Un día durante un momento de oración —tiempo propicio para conversar con Dios—, pregunté al Señor cómo debían ser los actos que realizamos a lo largo del día
Toda nuestra vida consiste en realizar acciones, es el signo mismo de que estamos vivos. Pero realizar esas acciones implica también dirigirlas.
El Señor me mostró que todo acto es similar a una carta que escribimos. Una vez está redactada, la doblamos e introducimos en un sobre.
A nadie se le ocurriría echarla al buzón sin dirigirla a alguna dirección en el sobre. Este correo llega a ser tan importante que incluimos en él nuestra propia dirección, la del remitente, para estar seguros de que vuelve a nosotros en caso de problema.
Si nuestras acciones son como cartas, entonces han de tener también un destinatario y un destino. A menudo erramos al creer que el acto en sí basta para determinar su destino. No es así; determina únicamente el destinatario.
El destino, la dirección, es la intención con la que actuamos, el motivo que nos guía.

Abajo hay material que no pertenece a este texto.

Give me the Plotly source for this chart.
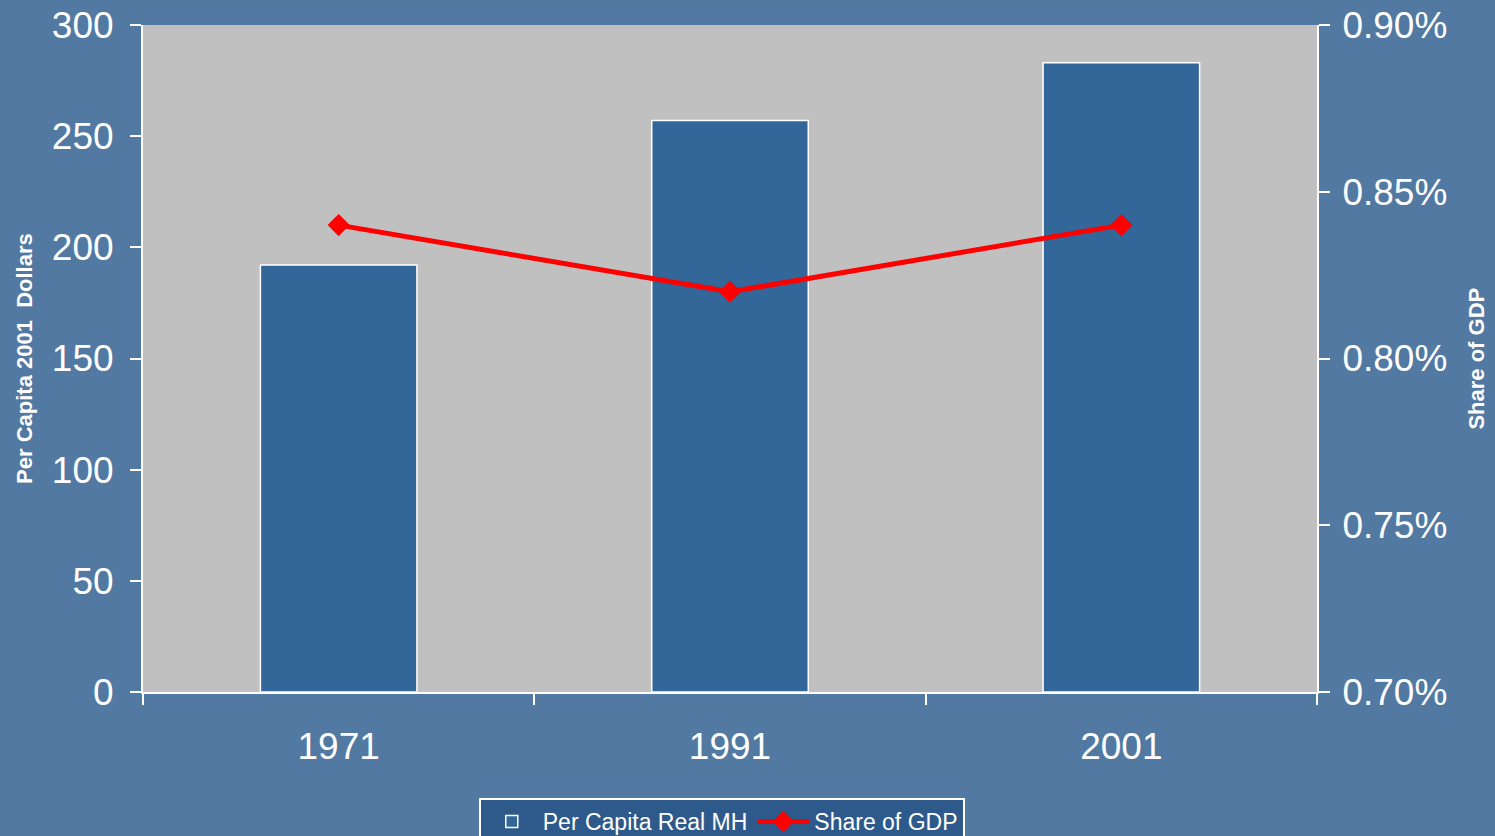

Jesús subraya con frecuencia este aspecto, pero nosotros no estamos atentos.
Sin embargo, es una promesa divina que nos hizo en varias ocasiones: “Y el que a causa de mi Nombre deje casa, hermanos o hermanas, padre, madre, hijos o campos, recibirá cien veces más y obtendrá como herencia la Vida eterna” (Mt 19,29). “El que recibe a uno de estos pequeños en mi Nombre, me recibe a mí mismo” (Mt 18,5).
San Pablo, en su famoso himno a la caridad, lo destaca también: “Aunque repartiera todos mis bienes para alimentar a los pobres y entregara mi cuerpo a las llamas, si no tengo amor, no me sirve para nada” (1 Co13,3).
De hecho, podemos actuar para darnos importancia, para aparentar bien a ojos de los hombres. Como destaca Jesús durante los reproches que dedica a quienes rezan, ayunan y dan limosna para causar buena impresión: “ya tienen su recompensa” (Mt 6).
Si queremos dar fruto para la vida eterna y acumular un tesoro en el Cielo, nuestros actos no deben ser solo eficaces, sino también fecundos, es decir, deben salir del circuito de lo perecedero para entrar en la dimensión de lo eterno.
¿Cómo hacer que nuestros actos sean fecundos?
Muy sencillo. Teresita de Lisieux es un ejemplo de ello. ¿Qué hizo ella de “extraordinario” en su vida? Ella pasó desapercibida a los ojos del mundo en su paso por la tierra. Sin embargo, no pasó desapercibida a las alturas del Cielo, según determinó: “Quiero pasar mi cielo haciendo el bien en la tierra”.
¿Cuál es su secreto? Todas sus acciones iban envueltas del amor de Dios y dirigidas al cielo por la gloria de Dios. Así, fue acumulando riquezas en el Cielo, un tesoro que el Señor le permite distribuir ahora sobre la tierra.
Jesús nos invita también a acumular “tesoros en el cielo” (Mt 6,20). Nosotros creemos que se consigue logrando cosas extraordinarias. Es un error común nuestro.
Porque son más bien de todos los pequeños actos cotidianos, esos tiempos preciosos, los que pueden convertirse en perlas preciosas.
Para ello, san Pablo nos da la receta: “Todo lo que puedan decir o realizar, háganlo siempre en nombre del Señor Jesús, dando gracias por él a Dios Padre” (Col 3,17).
Trabajar por la gloria de Dios
Laurencio de la Resurrección, un hermano converso de los Carmelitas descalzos del siglo XVIII, enfatiza que el camino de la santidad consiste en “hacer por Dios lo que en otro tiempo haríamos por nosotros mismos”.
¡Entendido! Debo ir a trabajar, sin que nada me demore, pero, ¿y si fuera no por ganarme la vida —quien busque salvar su vida, la perderá, nos dice Jesús—, sino por la gloria de Dios y la salvación del mundo?
Conclusión: seguiré recibiendo un salario a fin de mes en la tierra, pero también tendré intereses en el Cielo, donde ni el óxido ni los gusanos (ni el fisco) vendrán a carcomerlos.
P.D.: No olvides tampoco sellar la carta. El precio del sello está ligado al peso del acto que dirigimos. ¡El sellado es la fe!